In the Kitchen: Christophe Poteaux of Bastille, Old Town

In the Kitchen: Christophe Poteaux of Bastille, Old Town

Ingredients are important to the French.

Poteaux adds “some” of the juice until the shrimp and clam bouillabaisse looks just right.

Poteaux adds “some” of the juice until the shrimp and clam bouillabaisse looks just right. Photo by Shirley Ruhe/Gazette Packet


Chef Christophe Poteaux prepares a seasonal dish which is the special of the day at Bastille, recently moved from N. Royal Street to N. Fayette Street. He says, the availability of the razor clams depends on the moon cycle.

A bucket of 5-inch long pod-shaped razor clams from Virginia Beach sits on the counter ready for the lunch special at Bastille.

"This dish is seasonal," said Chef Christophe Poteaux. “It depends on the moon cycle since you need a wide beach when the tides are out to harvest the clams. The clams dig deep into the sand." The chef will add "a little bunch of vegetables" from a tray of square white containers. Into the skillet with a little oil go the artichokes, fennel, celery, carrots, peppers and tomatoes and he says shaking the pan, "we sauté them but not so much they color."

Poteaux added, "I've seen people become more adventuresome these days. Ten years ago they wouldn't have ordered braised veal breasts, and hangar steak was a little obscure." He added that side dishes of vegetables and small plates are a lot more popular because they are nutritious. He says this past winter the customer favorites have been the short rib beef daube, and the potato gnocchi, "and there's the homard curry (lobster Thai style.)" But Poteaux said, "I have a personal feeling about duck — confit on cassoulet, rillettes and duck prosciutto which I cure for 48 hours and then hang to dry."

He sees a trend inpeople interested to know where their ingredients are from locally. "As a French person the ingredients are essential."

Poteaux always wanted to be a chef. He had a cousin in France with a restaurant where he sometimes worked in the summers as a youth. "My other influence was my grandpa, who was a baker. See his picture is in the hallway," he said, pointing through the kitchen door. Poteaux spent several summers there with his grandpa. He came to the U.S. in 1997. "I worked in finance and banking and got a late start on cooking. I made a good living, but I was miserable." He went to Los Angeles, then moved to New York.

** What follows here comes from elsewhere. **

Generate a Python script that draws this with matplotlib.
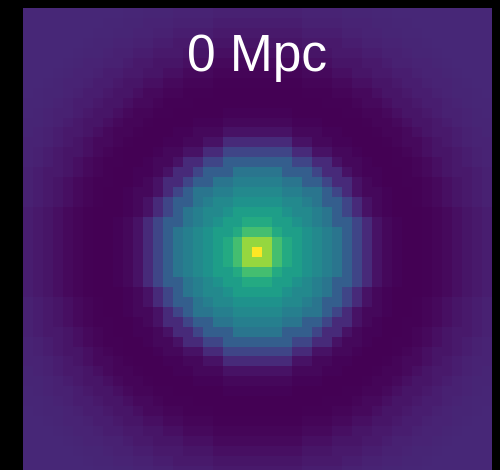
import numpy as np
import matplotlib.pyplot as plt

# radial profile of the normalised map, one value per integer radius (in cells)
radius_bins = np.arange(36)
profile = [1.00, 0.84, 0.70, 0.61, 0.56, 0.51, 0.47, 0.43, 0.39, 0.30,
           0.21, 0.12, 0.05, 0.02, 0.008, 0.002, 0.0, 0.004, 0.012, 0.025,
           0.04, 0.055, 0.068, 0.08, 0.09, 0.098, 0.104, 0.108, 0.11, 0.11,
           0.11, 0.11, 0.11, 0.11, 0.11, 0.11]

n_cells = 47
center_row, center_col = 24, 23
title = '0 Mpc'

# build the 2D map by looking up each cell's radius in the profile
rows, cols = np.indices((n_cells, n_cells))
dist = np.rint(np.hypot(rows - center_row, cols - center_col)).astype(int)
dist = np.clip(dist, 0, radius_bins[-1])
img = np.asarray(profile)[dist]

fig = plt.figure(figsize=(5.0, 4.7), dpi=100, facecolor='black')
ax = fig.add_axes([0.0454, -0.0121, 0.936, 0.9957])
ax.imshow(img, cmap='viridis', vmin=0, vmax=1, interpolation='nearest',
          aspect='auto')
ax.set_axis_off()

ax.text(0.5, 0.865, title, transform=ax.transAxes, ha='center',
        va='baseline', color='white', fontsize=37,
        family=['Liberation Sans', 'DejaVu Sans'])

fig.savefig('out.png', dpi=100, facecolor='black')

From 2003-2006 he was a chef at the Watergate Hotel.

Poteaux rubs salt between his fingers, and adds tellicherry pepper, a splash of chardonnay and shellfish broth to the skillet. He covers the dish for 3-4 minutes. "Get me a cassoulet dish," he said, adding the large pink shrimp at the last minute "so you don't over do it."

Michelle Poteaux appears around the corner with a sheet of crisp newly-baked focaccia."I thought you might want to use these with some aioli on the dish with the special."

He says the most difficult thing to cook is lobster because you have to be careful of the temperature or "it will curdle and get tough." Also duck because it is lean and gamey so you have to cook it slowly on the skin to render the fat. Poteaux begins his day about 9 a..m when "I make sure everyone is on time." Then he checks his ingredients.

The menu is set for the season but he may change one dish, and he has a special for the day. "For instance we had rockfish two weeks ago when they told me they could go to the water to get some." When they have a special he will do it himself the first few times so the others in the kitchen know how for next time. "I am the quality control."

Sometimes he gets an idea. "I have been cooking for 20 years so I start with a classic and add a few things. My ideas burst." He thinks of the seasons, what is fresh and then adds protein. But he says he has failures. "Then I laugh." Before he puts a new dish on the menu, he tries it out on his staff and then adds it to the menu when it's ready.

Large black and white pictures of his wife Michelle and the children line the walls in the main dining room. Michelle is the pastry chef originally from Billings. Mo., and they met Aquarelle, formerly in the Watergate. Today she has made ananas rotie, roasted spiced pineapple with almond cake. Bastille moved to its present location on N. Fayette Street in January from its former location on N. Royal Street. Poteaux said they were bursting out of the old building. Now they have a main dining room with 45 seats and a smaller one in back, "plus a 40-seat patio just waiting for spring. With the development of the waterfront and the sale of the power plant, this area is flourishing."